## Start Source data

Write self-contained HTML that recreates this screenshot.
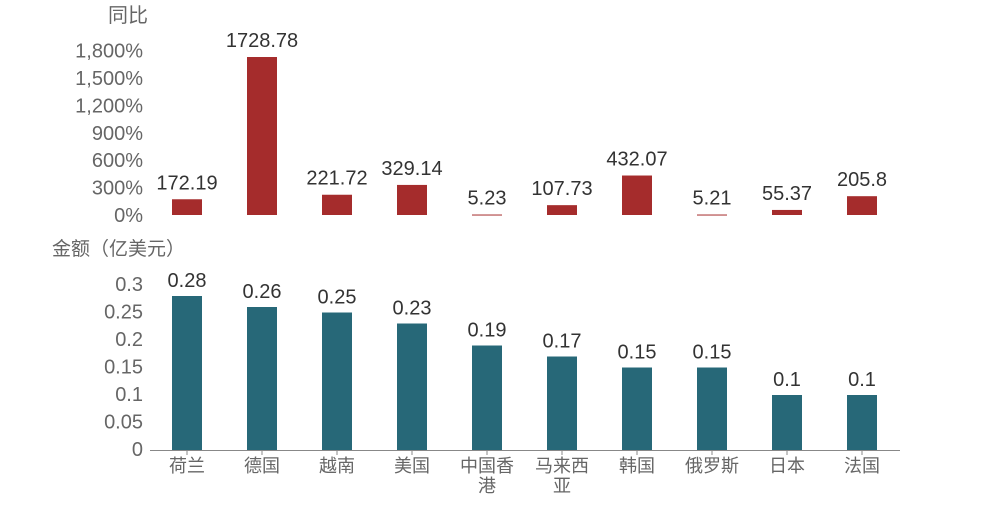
<!DOCTYPE html>
<html><head><meta charset="utf-8"><style>
body{margin:0;background:#fff;width:1000px;height:500px;overflow:hidden}
text{font-family:"Liberation Sans","Noto Sans CJK SC",sans-serif}
</style></head><body>
<svg id="c" width="1000" height="500"></svg>
<script>
const categories=["荷兰","德国","越南","美国","中国香港","马来西亚","韩国","俄罗斯","日本","法国"];
const yoyValues=[172.19,1728.78,221.72,329.14,5.23,107.73,432.07,5.21,55.37,205.8];
const amountValues=[0.28,0.26,0.25,0.23,0.19,0.17,0.15,0.15,0.1,0.1];
const yoyTicks=[0,300,600,900,1200,1500,1800];
const yoyTickLabels=["0%","300%","600%","900%","1,200%","1,500%","1,800%"];
const amtTicks=[0,0.05,0.1,0.15,0.2,0.25,0.3];
const amtTickLabels=["0","0.05","0.1","0.15","0.2","0.25","0.3"];
const svg=document.getElementById('c');const NS="http://www.w3.org/2000/svg";
function mk(t,a,txt){const e=document.createElementNS(NS,t);for(const k in a)e.setAttribute(k,a[k]);if(txt!=null)e.textContent=txt;svg.appendChild(e);return e;}
const xC=i=>187+i*75;
const yTop=v=>215-v*164.5/1800;
const yBot=v=>450-v*550;
let e;
e=mk('text',{x:108,y:22,'font-size':20,fill:'#666'},'同比');


e=mk('text',{x:52,y:255,'font-size':19,fill:'#666'},'金额（亿美元）');


yoyTicks.forEach((t,i)=>{e=mk('text',{x:143,y:yTop(t)+7,'font-size':20,fill:'#666','text-anchor':'end'},yoyTickLabels[i]);

});
amtTicks.forEach((t,i)=>{e=mk('text',{x:143,y:yBot(t)+6,'font-size':20,fill:'#666','text-anchor':'end'},amtTickLabels[i]);

});
yoyValues.forEach((v,i)=>{const y=yTop(v);
e=mk('rect',{x:xC(i)-15,y:y,width:30,height:Math.max(215-y,1),fill:'#a52c2c'});


e=mk('text',{x:xC(i),y:y-10,'font-size':20,fill:'#333','text-anchor':'middle'},String(v));

});
amountValues.forEach((v,i)=>{const y=yBot(v);
e=mk('rect',{x:xC(i)-15,y:y,width:30,height:450-y,fill:'#276878'});


e=mk('text',{x:xC(i),y:y-9,'font-size':20,fill:'#333','text-anchor':'middle'},String(v));

});
e=mk('line',{x1:150,y1:450.5,x2:900,y2:450.5,stroke:'#888','stroke-width':1});


categories.forEach((c,i)=>{
e=mk('line',{x1:xC(i),y1:450,x2:xC(i),y2:455,stroke:'#888'});


const lines=c.length>3?[c.slice(0,3),c.slice(3)]:[c];
lines.forEach((l,j)=>{e=mk('text',{x:xC(i),y:472+j*20,'font-size':18,fill:'#666','text-anchor':'middle'},l);

});
});
</script>
</body></html>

## End Source data

Instructions to follow -> All of the data above should be quoted exactly, except for the pictures.

Exercise solution ->
Write self-contained HTML that recreates this screenshot.
<!DOCTYPE html>
<html><head><meta charset="utf-8"><style>
body{margin:0;background:#fff;width:1000px;height:500px;overflow:hidden}
text{font-family:"Liberation Sans","Noto Sans CJK SC",sans-serif}
</style></head><body>
<svg id="c" width="1000" height="500"></svg>
<script>
const categories=["荷兰","德国","越南","美国","中国香港","马来西亚","韩国","俄罗斯","日本","法国"];
const yoyValues=[172.19,1728.78,221.72,329.14,5.23,107.73,432.07,5.21,55.37,205.8];
const amountValues=[0.28,0.26,0.25,0.23,0.19,0.17,0.15,0.15,0.1,0.1];
const yoyTicks=[0,300,600,900,1200,1500,1800];
const yoyTickLabels=["0%","300%","600%","900%","1,200%","1,500%","1,800%"];
const amtTicks=[0,0.05,0.1,0.15,0.2,0.25,0.3];
const amtTickLabels=["0","0.05","0.1","0.15","0.2","0.25","0.3"];
const svg=document.getElementById('c');const NS="http://www.w3.org/2000/svg";
function mk(t,a,txt){const e=document.createElementNS(NS,t);for(const k in a)e.setAttribute(k,a[k]);if(txt!=null)e.textContent=txt;svg.appendChild(e);return e;}
const xC=i=>187+i*75;
const yTop=v=>215-v*164.5/1800;
const yBot=v=>450-v*550;
let e;
e=mk('text',{x:108,y:22,'font-size':20,fill:'#666'},'同比');


e=mk('text',{x:52,y:255,'font-size':19,fill:'#666'},'金额（亿美元）');


yoyTicks.forEach((t,i)=>{e=mk('text',{x:143,y:yTop(t)+7,'font-size':20,fill:'#666','text-anchor':'end'},yoyTickLabels[i]);

});
amtTicks.forEach((t,i)=>{e=mk('text',{x:143,y:yBot(t)+6,'font-size':20,fill:'#666','text-anchor':'end'},amtTickLabels[i]);

});
yoyValues.forEach((v,i)=>{const y=yTop(v);
e=mk('rect',{x:xC(i)-15,y:y,width:30,height:Math.max(215-y,1),fill:'#a52c2c'});


e=mk('text',{x:xC(i),y:y-10,'font-size':20,fill:'#333','text-anchor':'middle'},String(v));

});
amountValues.forEach((v,i)=>{const y=yBot(v);
e=mk('rect',{x:xC(i)-15,y:y,width:30,height:450-y,fill:'#276878'});


e=mk('text',{x:xC(i),y:y-9,'font-size':20,fill:'#333','text-anchor':'middle'},String(v));

});
e=mk('line',{x1:150,y1:450.5,x2:900,y2:450.5,stroke:'#888','stroke-width':1});


categories.forEach((c,i)=>{
e=mk('line',{x1:xC(i),y1:450,x2:xC(i),y2:455,stroke:'#888'});


const lines=c.length>3?[c.slice(0,3),c.slice(3)]:[c];
lines.forEach((l,j)=>{e=mk('text',{x:xC(i),y:472+j*20,'font-size':18,fill:'#666','text-anchor':'middle'},l);

});
});
</script>
</body></html>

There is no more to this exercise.